- _Requirements_
Write out the data below exactly as given, without any of its pictures.
====
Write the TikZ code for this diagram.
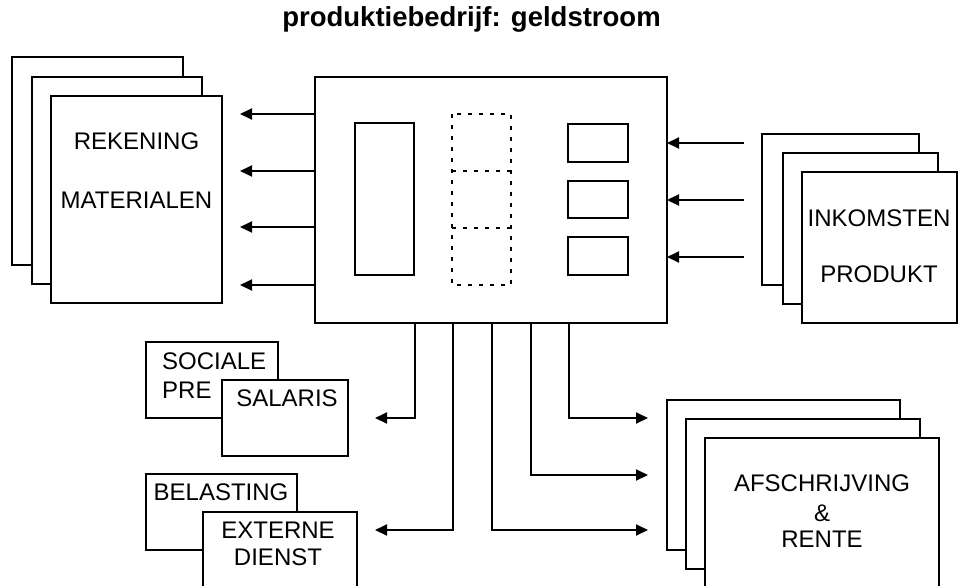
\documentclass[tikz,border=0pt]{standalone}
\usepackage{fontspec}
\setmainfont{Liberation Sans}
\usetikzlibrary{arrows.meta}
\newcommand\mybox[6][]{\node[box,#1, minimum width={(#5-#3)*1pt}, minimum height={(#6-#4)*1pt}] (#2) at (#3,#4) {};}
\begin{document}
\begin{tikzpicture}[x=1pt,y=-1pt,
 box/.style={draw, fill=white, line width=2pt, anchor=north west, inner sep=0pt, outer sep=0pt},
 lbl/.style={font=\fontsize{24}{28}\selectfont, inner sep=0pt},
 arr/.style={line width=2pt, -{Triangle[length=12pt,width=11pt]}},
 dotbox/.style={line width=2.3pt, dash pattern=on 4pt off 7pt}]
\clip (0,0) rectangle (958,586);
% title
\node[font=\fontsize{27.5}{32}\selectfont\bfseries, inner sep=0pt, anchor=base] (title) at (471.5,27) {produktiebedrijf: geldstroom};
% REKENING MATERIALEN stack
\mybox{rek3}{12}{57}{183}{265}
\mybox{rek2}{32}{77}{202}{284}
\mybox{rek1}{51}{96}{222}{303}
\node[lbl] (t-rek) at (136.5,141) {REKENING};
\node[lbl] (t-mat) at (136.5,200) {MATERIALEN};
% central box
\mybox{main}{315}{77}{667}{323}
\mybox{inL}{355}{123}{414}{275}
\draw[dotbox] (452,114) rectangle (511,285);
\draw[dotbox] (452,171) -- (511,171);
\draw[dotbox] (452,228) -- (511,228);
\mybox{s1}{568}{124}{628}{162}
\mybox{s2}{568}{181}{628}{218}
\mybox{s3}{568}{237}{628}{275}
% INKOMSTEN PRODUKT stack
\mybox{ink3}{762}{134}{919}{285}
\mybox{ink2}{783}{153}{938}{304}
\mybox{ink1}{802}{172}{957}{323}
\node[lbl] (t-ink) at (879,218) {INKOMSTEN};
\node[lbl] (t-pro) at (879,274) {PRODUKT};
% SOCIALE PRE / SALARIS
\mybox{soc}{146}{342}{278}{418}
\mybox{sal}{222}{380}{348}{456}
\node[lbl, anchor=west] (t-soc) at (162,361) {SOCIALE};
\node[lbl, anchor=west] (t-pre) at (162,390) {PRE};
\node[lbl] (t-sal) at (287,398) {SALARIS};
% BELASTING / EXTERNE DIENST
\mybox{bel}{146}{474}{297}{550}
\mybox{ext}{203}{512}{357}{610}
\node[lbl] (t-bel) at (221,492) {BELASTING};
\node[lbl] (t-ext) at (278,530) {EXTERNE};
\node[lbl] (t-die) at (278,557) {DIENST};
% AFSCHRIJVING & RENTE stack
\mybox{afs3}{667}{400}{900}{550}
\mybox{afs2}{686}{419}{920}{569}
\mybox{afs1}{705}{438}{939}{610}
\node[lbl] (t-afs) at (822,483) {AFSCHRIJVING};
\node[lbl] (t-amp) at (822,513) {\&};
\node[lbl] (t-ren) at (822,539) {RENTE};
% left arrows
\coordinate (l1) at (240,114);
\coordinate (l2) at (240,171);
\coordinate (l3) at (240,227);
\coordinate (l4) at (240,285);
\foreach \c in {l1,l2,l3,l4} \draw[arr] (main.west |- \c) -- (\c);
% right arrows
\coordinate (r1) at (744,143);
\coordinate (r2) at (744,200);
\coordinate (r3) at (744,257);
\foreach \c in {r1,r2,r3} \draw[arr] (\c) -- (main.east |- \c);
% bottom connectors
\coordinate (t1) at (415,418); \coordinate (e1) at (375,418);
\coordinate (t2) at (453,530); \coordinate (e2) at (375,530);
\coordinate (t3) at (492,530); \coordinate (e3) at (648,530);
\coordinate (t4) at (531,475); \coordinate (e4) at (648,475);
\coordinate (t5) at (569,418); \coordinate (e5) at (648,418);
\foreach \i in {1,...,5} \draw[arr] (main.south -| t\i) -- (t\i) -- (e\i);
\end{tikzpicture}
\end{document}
====
- _Response to the task_
Write the TikZ code for this diagram.
\documentclass[tikz,border=0pt]{standalone}
\usepackage{fontspec}
\setmainfont{Liberation Sans}
\usetikzlibrary{arrows.meta}
\newcommand\mybox[6][]{\node[box,#1, minimum width={(#5-#3)*1pt}, minimum height={(#6-#4)*1pt}] (#2) at (#3,#4) {};}
\begin{document}
\begin{tikzpicture}[x=1pt,y=-1pt,
 box/.style={draw, fill=white, line width=2pt, anchor=north west, inner sep=0pt, outer sep=0pt},
 lbl/.style={font=\fontsize{24}{28}\selectfont, inner sep=0pt},
 arr/.style={line width=2pt, -{Triangle[length=12pt,width=11pt]}},
 dotbox/.style={line width=2.3pt, dash pattern=on 4pt off 7pt}]
\clip (0,0) rectangle (958,586);
% title
\node[font=\fontsize{27.5}{32}\selectfont\bfseries, inner sep=0pt, anchor=base] (title) at (471.5,27) {produktiebedrijf: geldstroom};
% REKENING MATERIALEN stack
\mybox{rek3}{12}{57}{183}{265}
\mybox{rek2}{32}{77}{202}{284}
\mybox{rek1}{51}{96}{222}{303}
\node[lbl] (t-rek) at (136.5,141) {REKENING};
\node[lbl] (t-mat) at (136.5,200) {MATERIALEN};
% central box
\mybox{main}{315}{77}{667}{323}
\mybox{inL}{355}{123}{414}{275}
\draw[dotbox] (452,114) rectangle (511,285);
\draw[dotbox] (452,171) -- (511,171);
\draw[dotbox] (452,228) -- (511,228);
\mybox{s1}{568}{124}{628}{162}
\mybox{s2}{568}{181}{628}{218}
\mybox{s3}{568}{237}{628}{275}
% INKOMSTEN PRODUKT stack
\mybox{ink3}{762}{134}{919}{285}
\mybox{ink2}{783}{153}{938}{304}
\mybox{ink1}{802}{172}{957}{323}
\node[lbl] (t-ink) at (879,218) {INKOMSTEN};
\node[lbl] (t-pro) at (879,274) {PRODUKT};
% SOCIALE PRE / SALARIS
\mybox{soc}{146}{342}{278}{418}
\mybox{sal}{222}{380}{348}{456}
\node[lbl, anchor=west] (t-soc) at (162,361) {SOCIALE};
\node[lbl, anchor=west] (t-pre) at (162,390) {PRE};
\node[lbl] (t-sal) at (287,398) {SALARIS};
% BELASTING / EXTERNE DIENST
\mybox{bel}{146}{474}{297}{550}
\mybox{ext}{203}{512}{357}{610}
\node[lbl] (t-bel) at (221,492) {BELASTING};
\node[lbl] (t-ext) at (278,530) {EXTERNE};
\node[lbl] (t-die) at (278,557) {DIENST};
% AFSCHRIJVING & RENTE stack
\mybox{afs3}{667}{400}{900}{550}
\mybox{afs2}{686}{419}{920}{569}
\mybox{afs1}{705}{438}{939}{610}
\node[lbl] (t-afs) at (822,483) {AFSCHRIJVING};
\node[lbl] (t-amp) at (822,513) {\&};
\node[lbl] (t-ren) at (822,539) {RENTE};
% left arrows
\coordinate (l1) at (240,114);
\coordinate (l2) at (240,171);
\coordinate (l3) at (240,227);
\coordinate (l4) at (240,285);
\foreach \c in {l1,l2,l3,l4} \draw[arr] (main.west |- \c) -- (\c);
% right arrows
\coordinate (r1) at (744,143);
\coordinate (r2) at (744,200);
\coordinate (r3) at (744,257);
\foreach \c in {r1,r2,r3} \draw[arr] (\c) -- (main.east |- \c);
% bottom connectors
\coordinate (t1) at (415,418); \coordinate (e1) at (375,418);
\coordinate (t2) at (453,530); \coordinate (e2) at (375,530);
\coordinate (t3) at (492,530); \coordinate (e3) at (648,530);
\coordinate (t4) at (531,475); \coordinate (e4) at (648,475);
\coordinate (t5) at (569,418); \coordinate (e5) at (648,418);
\foreach \i in {1,...,5} \draw[arr] (main.south -| t\i) -- (t\i) -- (e\i);
\end{tikzpicture}
\end{document}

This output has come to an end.